PhD Defense: From Measurement to Discovery: Comparing Text in Computational Social Science

Talk
Paiheng Xu
Time: 
02.04.2026 10:30 to 12:00

Computational social science increasingly uses text as evidence to understand social phenomena, relying on natural language processing (NLP) methods to support both measurement and discovery. A recurring form of question is comparative: how does language vary across groups of texts, where groups may be defined by populations, time periods, or concept-driven partitions? Answering such questions requires methodological decisions that connect technical choices to social constructs and theory. In measurement, the goal is to convert text into quantitative representations of well-specified constructs to support hypothesis testing. In discovery, the goal is to surface candidate patterns from large corpora and decide which differences are meaningful.
My first completed study exemplifies the measurement mode, investigating how well current NLP methods can measure high-inference instructional quality. Using well-established education rubrics, we evaluate pretrained language models (PLMs) on math instruction across two settings: K–12 classroom transcripts and simulated teaching tasks for pre-service teachers. The results reveal a construct-linked pattern: models perform best on variables requiring less pedagogical inference and struggle with variables demanding deeper interpretation—mirroring where human raters also disagree more. This work demonstrates how measurement choices must be informed by both theoretical constructs and practical constraints in data collection.
My second completed study centers on discovery, analyzing how geographic co-location shapes public health conversations during COVID-19. We operationalize co-location between public health experts and participants, model engagement patterns, and characterize linguistic differences that are associated with higher engagement. The findings show that co-located conversations generate higher engagement, are especially associated with sharing personal experiences, and are more positive and personal when PHEs share personal experiences or feelings. However, this study also reveals a fundamental limitation: traditional text analysis tools require researchers to specify features up front, constraining the hypothesis space to what those tools can represent.

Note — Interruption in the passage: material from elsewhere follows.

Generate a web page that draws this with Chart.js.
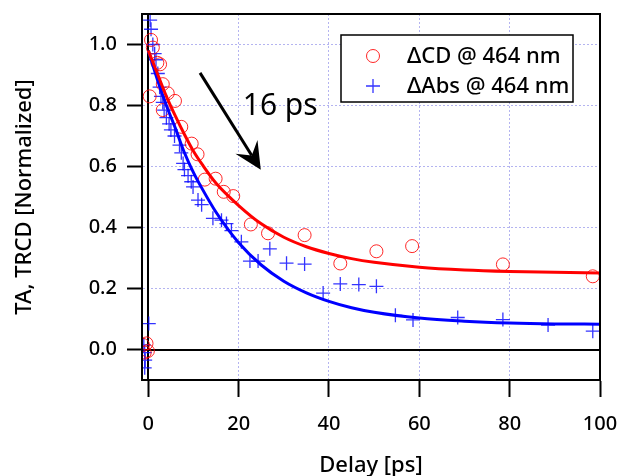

My proposed work addresses this constraint through a framework for conditional hypothesis generation using large language models (LLMs). While LLMs enable discovery by generating natural language hypotheses about how corpora differ, methods that prioritize separability risk surfacing patterns driven by correlated factors rather than the comparison of interest. The proposed framework steers the direction of discovery by incorporating researcher-specified covariates, generating conditional differences that remain informative after accounting for relevant contextual factors. This work will provide both controlled evaluations using synthetic datasets and real-world case studies demonstrating how conditioning shapes the patterns discovered and supports more principled dataset explanation.